In peace, as in war, the paths change even if the objective does not. The notion of trading “territory for peace” was successful in two instances—Egypt and Jordan. It failed in two other cases—Lebanon and the Palestinian Authority. We withdrew from Lebanon, in keeping with UN resolution 1559, but did not receive full peace in return. We unilaterally withdrew from all the areas of the Gaza Strip, but, despite this move, attacks continued to be launched on Israel from that territory.

The deployment of UN troops in southern Lebanon (where the Hezbollah had concentrated its forces) as a result of the new UN resolution has given rise to renewed hope that the other half of the equation will be implemented: full peace with Lebanon, which Prime Minister Siniora has publicly called for. Israel’s response must be positive, public and unequivocal: yes to peace with Lebanon.

I am aware that alongside Lebanon is the Syrian question mark. Syria’s current policy is distinguished by mood swings. The declaration from Damascus that it was incumbent on Israel to accept all of Syria’s conditions before it would consider meeting with us is a ridiculous proposal. Our response to Syria should be that if it wants peace, then it must come to the negotiating table openly, straightforwardly, with no ultimatums. That is the way it was with Egypt. That is the way it was with Jordan. This is how it started with the Palestinians. This is how it started even with Lebanon.

The failure to achieve peace with the Palestinians was not due to the ill will of Israel, but because of the lack of unity among the Palestinians. The Palestinians who wish for peace do not have the power to advance it. And the ones among them who do not want to come to an agreement have the power to prevent it. As things stand today, policy will be replaced by tragedy.

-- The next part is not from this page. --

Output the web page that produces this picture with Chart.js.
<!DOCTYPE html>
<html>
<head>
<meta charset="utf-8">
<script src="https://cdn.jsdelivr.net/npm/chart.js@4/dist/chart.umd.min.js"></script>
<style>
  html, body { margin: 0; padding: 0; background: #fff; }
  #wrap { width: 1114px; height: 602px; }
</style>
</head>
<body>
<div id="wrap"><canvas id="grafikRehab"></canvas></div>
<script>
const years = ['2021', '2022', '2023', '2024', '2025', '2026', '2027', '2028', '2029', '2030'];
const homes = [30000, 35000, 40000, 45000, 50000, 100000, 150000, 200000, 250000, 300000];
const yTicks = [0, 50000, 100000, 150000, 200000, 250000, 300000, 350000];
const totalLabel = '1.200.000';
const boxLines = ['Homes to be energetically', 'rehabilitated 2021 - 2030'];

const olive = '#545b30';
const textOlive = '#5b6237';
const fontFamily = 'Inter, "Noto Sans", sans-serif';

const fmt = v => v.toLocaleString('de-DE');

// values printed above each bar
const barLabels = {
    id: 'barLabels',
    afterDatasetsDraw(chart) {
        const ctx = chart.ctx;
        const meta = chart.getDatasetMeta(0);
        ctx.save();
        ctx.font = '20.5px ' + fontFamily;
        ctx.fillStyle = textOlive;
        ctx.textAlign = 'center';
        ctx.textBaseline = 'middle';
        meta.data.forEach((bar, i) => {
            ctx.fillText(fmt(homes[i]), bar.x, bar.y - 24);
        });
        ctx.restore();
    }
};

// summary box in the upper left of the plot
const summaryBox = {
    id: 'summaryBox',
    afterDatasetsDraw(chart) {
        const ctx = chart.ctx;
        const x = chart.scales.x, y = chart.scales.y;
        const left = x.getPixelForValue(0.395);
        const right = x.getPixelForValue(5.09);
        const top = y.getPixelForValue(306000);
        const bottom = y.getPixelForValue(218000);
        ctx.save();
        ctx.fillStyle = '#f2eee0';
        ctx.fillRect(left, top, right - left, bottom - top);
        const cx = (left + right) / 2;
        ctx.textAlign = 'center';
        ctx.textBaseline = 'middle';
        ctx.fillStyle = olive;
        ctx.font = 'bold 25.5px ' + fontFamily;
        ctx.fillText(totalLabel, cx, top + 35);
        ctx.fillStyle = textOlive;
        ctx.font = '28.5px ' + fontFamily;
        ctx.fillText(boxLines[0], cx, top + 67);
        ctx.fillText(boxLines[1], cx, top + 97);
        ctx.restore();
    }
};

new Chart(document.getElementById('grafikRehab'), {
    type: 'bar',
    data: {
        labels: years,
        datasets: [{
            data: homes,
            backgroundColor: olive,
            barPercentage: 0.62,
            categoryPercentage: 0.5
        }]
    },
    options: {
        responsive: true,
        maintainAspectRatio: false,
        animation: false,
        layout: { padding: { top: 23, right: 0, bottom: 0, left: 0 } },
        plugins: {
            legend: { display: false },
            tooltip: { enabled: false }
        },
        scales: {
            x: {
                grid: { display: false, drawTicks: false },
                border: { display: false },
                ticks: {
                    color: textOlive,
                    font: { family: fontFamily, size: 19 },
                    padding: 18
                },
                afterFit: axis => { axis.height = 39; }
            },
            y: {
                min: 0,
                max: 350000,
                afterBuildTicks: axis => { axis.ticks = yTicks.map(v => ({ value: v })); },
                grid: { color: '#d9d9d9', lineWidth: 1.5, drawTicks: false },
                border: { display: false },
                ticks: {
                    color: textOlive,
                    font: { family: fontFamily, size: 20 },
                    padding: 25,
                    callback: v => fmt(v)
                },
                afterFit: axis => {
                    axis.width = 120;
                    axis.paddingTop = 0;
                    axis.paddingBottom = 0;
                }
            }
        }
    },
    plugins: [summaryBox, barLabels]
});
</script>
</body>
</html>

The initiative to withdraw unilaterally from the West Bank has lost its attraction in the eyes of the Israeli public due to the aftereffects of withdrawal from the Gaza Strip. I cannot envision a situation today in which the majority will support such a withdrawal. We were prepared to enter into bilateral negotiations on the basis of the road map, but to date Hamas has prevented the Palestinian side from following through. Israel will continue proposing bilateral negotiations, despite Hamas’ refusal.

An additional alternative could take the form of a triad partnership involving Israel, Jordan and the Palestinians. It would take an economic route rather than a political one. Israel, Jordan and the Palestinians have already agreed to turn the whole border region between the Red Sea and the Jordan River into a joint economic peace corridor, along which industrial plants, tourism and agriculture will be developed. It would also enable water to be brought in from the Red Sea to the Dead Sea in the foreseeable future. This approach has worked elsewhere. Most of the important changes that have occurred in the world since World War II were derived from economic advance, not the outcome of military interventions.

The three entities that agreed on this initiative lack the necessary means to implement the plan. However, international funds that seek new markets and new opportunities, despite the risk involved, tend to be attracted to a regional development project such as this. If we can privatize part of the economy, why not privatize part of peace?

Therefore, we must propose to the Palestinians to enter into political/diplomatic negotiations on the only basis acceptable to the international community and to the Palestinians themselves—the already extant “road map”—and at the same time remove the yoke of economic distress through the development triangle.

No longer is the adage “a people will reside alone” valid. There are no front lines anymore, in war or peace.